An influencer’s first point of contact with you and your brand is the first email or DM you send them. Making a great first impression is important as it creates an unshakeable perception about you in their mind. Read along to know how to make it count.
A lot of brands miss the point of influencer marketing. They focus too much on transactions and posts, and end up with a subpar, unprofitable influencer program. Your goal must be to build relationships with influencer partners, not pay them to post and never see them again.
It takes slightly longer, but it’s worth it.
Mistakes you should avoid
Sending too many details
The first email should be short and sweet, the goal is to just gauge interest, not to get the yes.
The basics of cold emailing apply when you’re emailing influencers too.
Send too many details upfront about your brand, your product, your mission, and how much you’ll pay them and so on... and risk being ignored. The worst thing that can happen to you is not a rejection, the worst thing is being ignored. And that’s exactly what’s going to happen if you send them a lot of stuff to read.
Keep it short and simple.
Just asking for a post
Some brands simply reach out to influencers, offer to send them a product and ask them for a post.
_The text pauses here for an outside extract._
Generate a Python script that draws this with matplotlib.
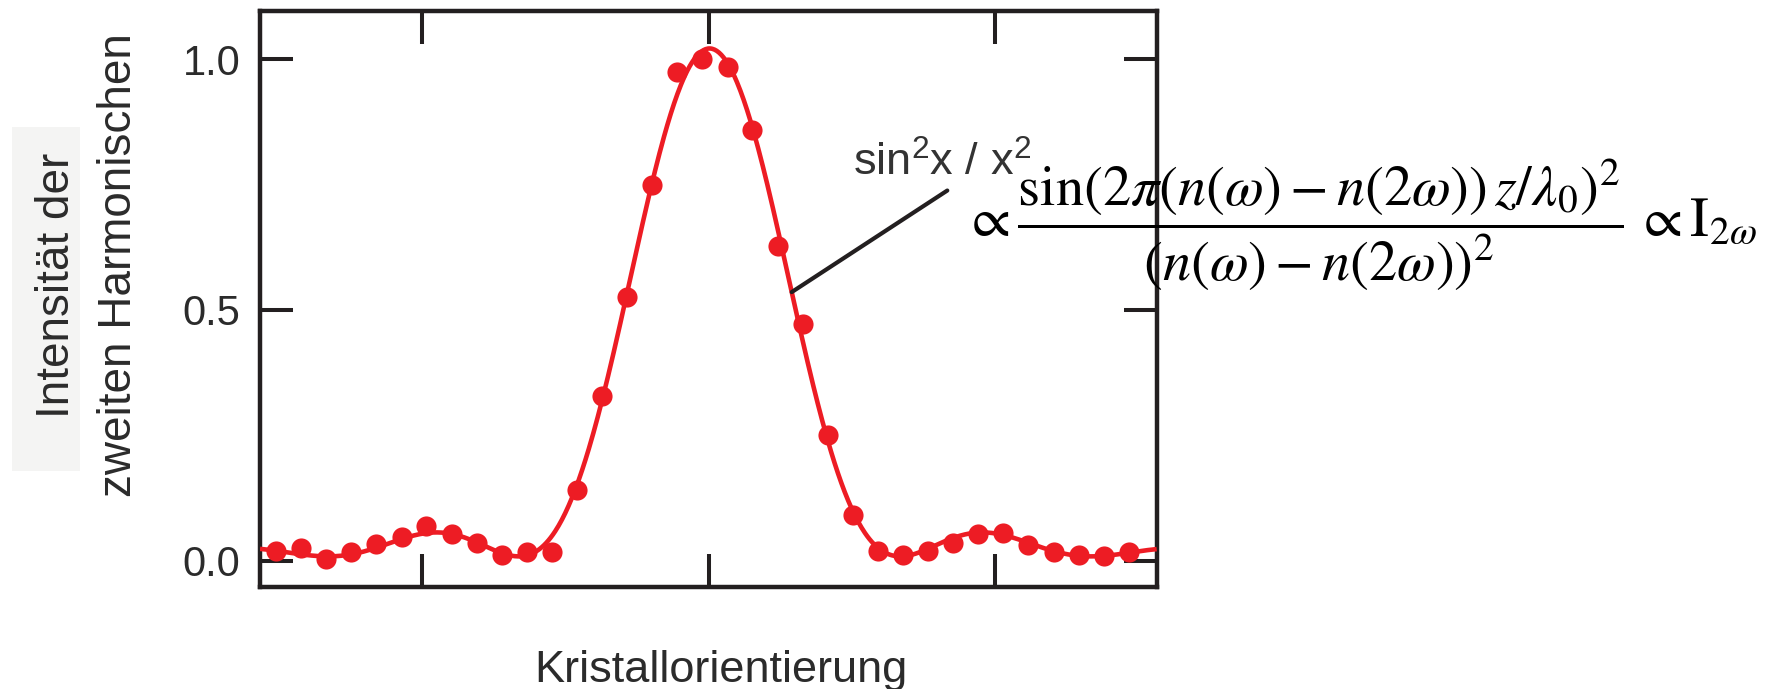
import numpy as np
import matplotlib
matplotlib.use("Agg")
import matplotlib.pyplot as plt
from matplotlib.patches import Rectangle

plt.rcParams["font.family"] = ["Liberation Sans", "DejaVu Sans"]
plt.rcParams["mathtext.rm"] = "Liberation Sans"
plt.rcParams["mathtext.it"] = "Liberation Sans:italic"
plt.rcParams["mathtext.bf"] = "Liberation Sans:bold"

# Second-harmonic intensity (normalised) versus crystal orientation
orientation = [-15.10, -14.22, -13.35, -12.47, -11.60, -10.72, -9.85, -8.97, -8.10, -7.22,
               -6.35, -5.47, -4.60, -3.72, -2.84, -1.97, -1.09, -0.22, 0.66, 1.53,
               2.41, 3.28, 4.16, 5.03, 5.91, 6.78, 7.66, 8.54, 9.41, 10.29,
               11.16, 12.04, 12.91, 13.79, 14.66]
intensity = [0.019, 0.025, 0.004, 0.017, 0.034, 0.048, 0.070, 0.054, 0.035, 0.011,
             0.018, 0.018, 0.141, 0.328, 0.526, 0.750, 0.974, 1.000, 0.985, 0.859,
             0.628, 0.472, 0.251, 0.091, 0.020, 0.012, 0.020, 0.035, 0.054, 0.055,
             0.032, 0.017, 0.012, 0.009, 0.017]
x_ticks = [-10, 0, 10]
y_ticks = [0.0, 0.5, 1.0]
y_ticklabels = ["0.0", "0.5", "1.0"]

RED = "#ED1C24"
INK = "#231F20"

x = np.asarray(orientation)
y = np.asarray(intensity)


def sinc2(u):
    # sin^2(u) / u^2
    return np.sinc(u / np.pi) ** 2


# least-squares fit of  c + A * sin^2(u)/u^2,  u = (x - x0) / w
x0_grid = np.linspace(-1.0, 1.0, 201)[:, None, None]
w_grid = np.linspace(1.5, 3.0, 301)[None, :, None]
S = sinc2((x[None, None, :] - x0_grid) / w_grid)
n = len(x)
s1 = S.sum(-1)
s2 = (S * S).sum(-1)
sy = (S * y).sum(-1)
y1 = y.sum()
det = s2 * n - s1 * s1
A = (sy * n - s1 * y1) / det
c = (s2 * y1 - s1 * sy) / det
res = ((A[..., None] * S + c[..., None] - y) ** 2).sum(-1)
i, j = np.unravel_index(np.argmin(res), res.shape)
fit_x0, fit_w, fit_A, fit_c = x0_grid[i, 0, 0], w_grid[0, j, 0], A[i, j], c[i, j]


def model(t):
    return fit_c + fit_A * sinc2((np.asarray(t) - fit_x0) / fit_w)


fig = plt.figure(figsize=(17.68, 6.89), dpi=100)
ax = fig.add_axes([0.14706, 0.14848, 0.50719, 0.83628])
ax.set_xlim(-15.66, 15.64)
ax.set_ylim(-0.052, 1.097)

xs = np.linspace(-15.66, 15.64, 800)
ax.plot(xs, model(xs), color=RED, lw=3.3, zorder=3, solid_capstyle="butt")
ax.plot(x, y, "o", ms=14.5, color=RED, mec="none", zorder=4)

ax.set_xticks(x_ticks)
ax.set_xticklabels([])
ax.set_yticks(y_ticks)
ax.set_yticklabels(y_ticklabels)
ax.tick_params(direction="in", length=24, width=2.9, top=True, right=True,
               labelsize=30, pad=14, color=INK, labelcolor="#2b2b2b")
for sp in ax.spines.values():
    sp.set_linewidth(3.2)
    sp.set_color(INK)

# fit label with leader line to the curve
x_hit = 2.90
ax.annotate("", xy=(x_hit, float(model(x_hit))), xytext=(8.33, 0.738),
            arrowprops=dict(arrowstyle="-", lw=3.0, color=INK, shrinkA=0, shrinkB=0))
ax.text(5.03, 0.768, r"sin$^2$x / x$^2$", fontsize=32.5, color="#333333",
        ha="left", va="baseline", math_fontfamily="custom", zorder=5)

# axis titles
fig.add_artist(Rectangle((12 / 1768, (689 - 471) / 689), 68 / 1768, 344 / 689,
                         transform=fig.transFigure, facecolor="#f4f4f3",
                         edgecolor="none", zorder=1))
fig.text(0.0325, 0.586, "Intensität der", rotation=90, ha="center", va="center",
         fontsize=33, color="#2b2b2b", zorder=3)
fig.text(0.0672, 0.615, "zweiten Harmonischen", rotation=90, ha="center", va="center",
         fontsize=33, color="#2b2b2b", zorder=3)
fig.text(0.4075, 0.0102, "Kristallorientierung", ha="center", va="baseline",
         fontsize=32.5, color="#2b2b2b")

# phase-matching relation
formula = (r"$\propto\dfrac{\sin(2\pi\left(n(\omega)-n(2\omega)\right)\,z/\lambda_0)^2}"
           r"{\left(n(\omega)-n(2\omega)\right)^2}\,\propto\mathrm{I}_{2\omega}$")
fig.text(0.5445, 0.673, formula, ha="left", va="center", fontsize=40.5,
         color="black", math_fontfamily="stix", zorder=6)

fig.savefig("out.png", dpi=100, facecolor="white")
You aren’t going to get many people saying yes to this. And those who do say yes to pay simply because you wave some cash in front of them, aren't going to be the kind influencers you want to associate with.
It feels a lot like a transaction. To them, it feels like you only care about them if they post about your brand. You don’t want to leave a first impression like this.
Lead with giving. And give without expectation, this is how you win. More on this in the best practices below.
Not following up
Never following up to your initial email or message ensures you don’t get as many replies as possible. Follow up at least 2 times after your first message.
Over half of the replies I get are on the automatic followups I send through the Saral influencer email tool. You’re leaving money on the table if you don’t do this.
Offering to pay per post
Never send them a creative brief or a budget in the first email. They don’t even know you. It’s like showing up to a first date with a ring and asking them to marry you. They will say no as they don't even know you yet.
If you offer to pay per post, you will get some influencers to post about you, but you aren’t getting any good ones if you just pay and seek transactions.
The kind of creators that would shill any product for money aren’t the kind you want to associate with. Sending them an offer to pay per post weeds out the good ones, and leaves you with the shill types. Avoid!
Now that we’ve covered what NOT to do, here’s what you should do instead.
Influencer outreach best practices
Keep the first email concise
The goal of the first email is to gauge interest, not to get a response. Keep the email simple and end with an “Are you interested?” or “Sounds like something you’d be interested in?”
It’s permission based marketing. Once you know they’re interested, you can work out a deal that works for both parties. Sending too much info in the first email is a deterrent to replies.
Lead with a give
Influencers get many emails every week that ask them to promote their products. It’s annoying how everyone wants to use them for their followers, with nothing to offer.
Be the breath of fresh air that they crave. Offer them free product and don’t ask for a post. Imagine if you simply offered to send a free product with no expectations... you aren't getting many rejections.
They’re likely to say yes, and also more likely to post about you if they like your product. If you choose the right creators for your brand, you know they will post.
Send at-least 2 follow ups after your first message. I personally send 4. You’d be amazed at the number of responses I get after the 2nd and 3rd follow up.
Space the later follow-ups out by 7-10 days or so. Sometimes, influencers are busy with other projects or just life in general. Reaching them multiple times, across months, gives them an opportunity to reconsider your offer and reply back.
Here are some ideas on what to follow up with:
- More clarity on what’s in it for them
- Results from other partners
- Examples of your ambassadors in their niche
- More insight on why their audience will find your product useful
Don’t make it a generic “quick bump” email, not in the first few followups at least!
Have a bias for affiliate deals
Asking influencers to post for a fixed $ amount gives the whole relationship a transactional flavor. You don’t want this. You want to build a relationship with them that grows overtime.
Like I mentioned before, just send them product and see what they think. You can track your shipments directly in our CRM. That makes this whole process simpler.
Then, once they tell you they like it or post about it directly, ask them if they want to earn commissions for what they already did for free. This is a no-brainer and they are going to say yes to you. Have a bias for these types of deals.
The best way to start is to work with influencers who are happy to post for affiliate commissions and/or special discounts for their audience. Starting off your program with pay-per-post deals will lead you in a wrong direction.
It’s very simple. Keep the first email short, lead with a give, don’t ask for posts, and don’t offer to pay upfront. Focus on transactions and you’ll see see poor performance. Build relationships with people of influence, and influencer marketing becomes a natural byproduct.